Shane Metcalf isn’t shy about his views on HR.

“I have a bone to pick with the term ‘Human Resources,’ ” the co-founder of employee-development software maker 15Five said at the beginning of a recent podcast with Employee Cycle CEO Bruce Marable

“The language we use is very powerful,” Metcalf said. “[And] humans are not resources. We’re not like coal, to be shoveled into the furnace to burn and extract the value from and then thrown away. We think it’s detrimental to think of your employees as resources. Rather, they are potential to be unlocked.”

Metcalf — who prefers the term People Operations over Human Resources — said he based his beliefs after years of executive coaching, during which time he focused on building cohesive leadership teams.

“I facilitated a lot of co-founder divorces,” he said, which gave him insight on what can go wrong with companies, such as: How does culture go off the rails and how do you get it back on track?

‘A Crisis of Engagement’

Metcalf says the current model of employees-as-resources has been harmful for both workers and organizations.

“The term ‘HR’ reduces these dynamic, complex animals that we are down to the [as author Dan Pink writes] ‘single-minded economic robot,’ ” he said. “[The idea] that we can easily reduce all of the wonders and challenges of a human being into something as simple as a resource is a shame and part of the crisis of engagement we see in this country and world today,” he said.

Shifting away from ”this old paradigm of humans as resources” to one of people and culture is what Metcalf’s company strives to achieve with its clients, including a focus on the idea of the “whole self.”

“What we need to do,” Metcalf said, “is design organizations and management structures that actually do in fact support the whole human being, not just one slice of it.”

And companies are starting to realize the bottom-line benefits of such programs, Metcalf said. 

“By helping people be and become the best versions of themselves, that’s good for business, so there’s economic incentive for companies to get good at this.”

And if companies can design a culture that makes people feel like they belong, Metcalf said, it could have tremendous benefits for the organization. 

“When people feel a sense of belonging, they don’t want to leave, and when they are growing their self-esteem, they are excited to use their gifts to give back. … That’s the opportunity that companies have.”

Beginning with Intention

Frustratingly for employers, there’s no cookie-cutter answer when it comes to how to get employees to strive to reach their full potential, Metcalf said. 

“When it comes to what it truly means to living your life at its best, it’s really an individualized journey that leads to transformation.”

While Metcalf said companies should employ a customized, varied approach, “It all has to start with intention.”
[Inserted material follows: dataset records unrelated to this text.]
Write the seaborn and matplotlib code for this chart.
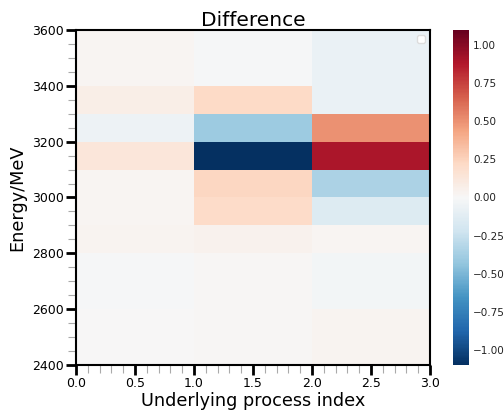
import numpy as np
import pandas as pd
import matplotlib.pyplot as plt
import seaborn as sns
from matplotlib.ticker import MultipleLocator

sns.set_style('white')
plt.rcParams['font.family'] = ['DejaVu Sans']
plt.rcParams['text.color'] = 'black'
plt.rcParams['axes.labelcolor'] = 'black'
plt.rcParams['xtick.color'] = 'black'
plt.rcParams['ytick.color'] = 'black'

# ---- data: difference per energy bin (bottom -> top) for each process ----
energy_edges = [2400, 2500, 2600, 2700, 2800, 2900, 3000, 3100, 3200, 3300, 3400, 3500, 3600]
process_edges = [0, 1, 2, 3]
process_centres = [0.5, 1.5, 2.5]
diff_proc0 = [0.00, 0.00, -0.01, -0.01, 0.03, 0.02, 0.02, 0.13, -0.06, 0.07, 0.02, 0.02]
diff_proc1 = [0.01, 0.01, 0.01, 0.01, 0.05, 0.21, 0.24, -1.10, -0.40, 0.22, -0.01, -0.01]
diff_proc2 = [0.03, 0.03, -0.03, -0.03, 0.02, -0.15, -0.35, 0.90, 0.50, -0.07, -0.07, -0.07]

rows = []
for p, vals in zip(process_centres, [diff_proc0, diff_proc1, diff_proc2]):
    for lo, hi, v in zip(energy_edges[:-1], energy_edges[1:], vals):
        rows.append({'process': p, 'energy': (lo + hi) / 2, 'diff': v})
df = pd.DataFrame(rows)

fig = plt.figure(figsize=(5.04, 4.11), dpi=100)
ax = fig.add_axes([0.151, 0.112, 0.702, 0.815])
cax = fig.add_axes([0.899, 0.112, 0.031, 0.815])

sns.histplot(data=df, x='process', y='energy', weights='diff',
             bins=[process_edges, energy_edges], thresh=None,
             cmap='RdBu_r', vmin=-1.1, vmax=1.1,
             cbar=True, cbar_ax=cax, ax=ax)

ax.set_xlim(0, 3)
ax.set_ylim(2400, 3600)
ax.xaxis.set_major_locator(MultipleLocator(0.5))
ax.xaxis.set_minor_locator(MultipleLocator(0.1))
ax.yaxis.set_major_locator(MultipleLocator(200))
ax.yaxis.set_minor_locator(MultipleLocator(50))
ax.tick_params(which='both', bottom=True, left=True, top=False, right=False)
ax.tick_params(which='major', direction='out', length=7, width=2, color='black',
               labelsize=9, labelcolor='black', pad=2)
ax.tick_params(which='minor', direction='out', length=5.5, width=0.8, color='#aaaaaa')
for s in ax.spines.values():
    s.set_color('black')
    s.set_linewidth(1.5)

ax.set_title('Difference', fontsize=14.5, pad=3, color='black')
ax.set_xlabel('Underlying process index', fontsize=12.7, labelpad=1)
ax.set_ylabel('Energy/MeV', fontsize=12.7, labelpad=4)
ax.legend(loc='upper right', fontsize=7, framealpha=1, edgecolor='#dddddd')

cbar_ticks = [-1.0, -0.75, -0.5, -0.25, 0.0, 0.25, 0.5, 0.75, 1.0]
cax.set_yticks(cbar_ticks)
cax.set_yticklabels(['%.2f' % t if t >= 0 else '\u2212%.2f' % -t for t in cbar_ticks])
cax.tick_params(length=0, labelsize=7.5, pad=3, labelcolor='#222222')
cb = ax.collections[0].colorbar
if cb is not None:
    cb.outline.set_visible(False)

plt.savefig('out.png', dpi=100)
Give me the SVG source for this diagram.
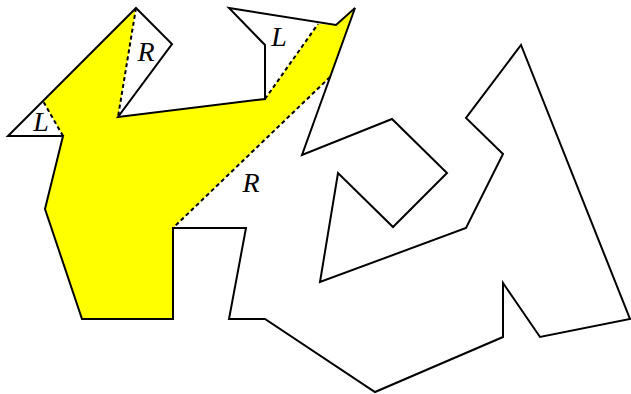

“If all I care about [for my organization] is making money … it’s not going to work,” he said. “So much of what we’re training business leaders to think about is expanding the context of why your company exists.”

And part of that growing context should include a desire to develop your workers with the help of positive psychology, Metcalf said, adding that our brains are in a more creative state when we feel secure and cared for.

To that end, Metcalf advised companies to make concerted efforts at increasing communication.

“You want to create a lot of feedback loops inside your company so you’re asking more questions and having better conversations, both at individual manager employee level, but also at the leadership/people operations level.”

Monday Morning Meditation

So what are some examples of ways to create the best workforce possible?

Metcalf advised using “cultural engineering” to create positive brain states and shared an example of what’s working at his own company.

“Every Monday morning before the company’s all-hands meeting, we do five minutes of gratitude meditation,” he said. 

“Whether it be our mothers, the internet, toilet paper, anything that helps us. …[Because] if you focus on what you’re grateful for, you will move your brain into a positive state and that has a really profound impact for long-term happiness.”

Metcalf said the exercise helps keep the company’s employee engagement scores up, citing a 97% “yes” response to the survey question: Are you a better version of yourself for working at this company?

“It’s one of the simplest things we do,” he said, “but it has a huge impact.”

Research has shown that managers need to have a 5:1 ratio of positive to negative interactions with workers in order to sustain a healthy culture, and Meltcalf added that doing employee-centric things like simply saying “thank you” more often is now a necessity in order to keep your top talent from walking out the door.

“We have more power as employees than we’ve ever had before,” Metcalf said. “Which is why business leaders need to get this locked down. People no longer feel the obligation to stay in crappy companies.”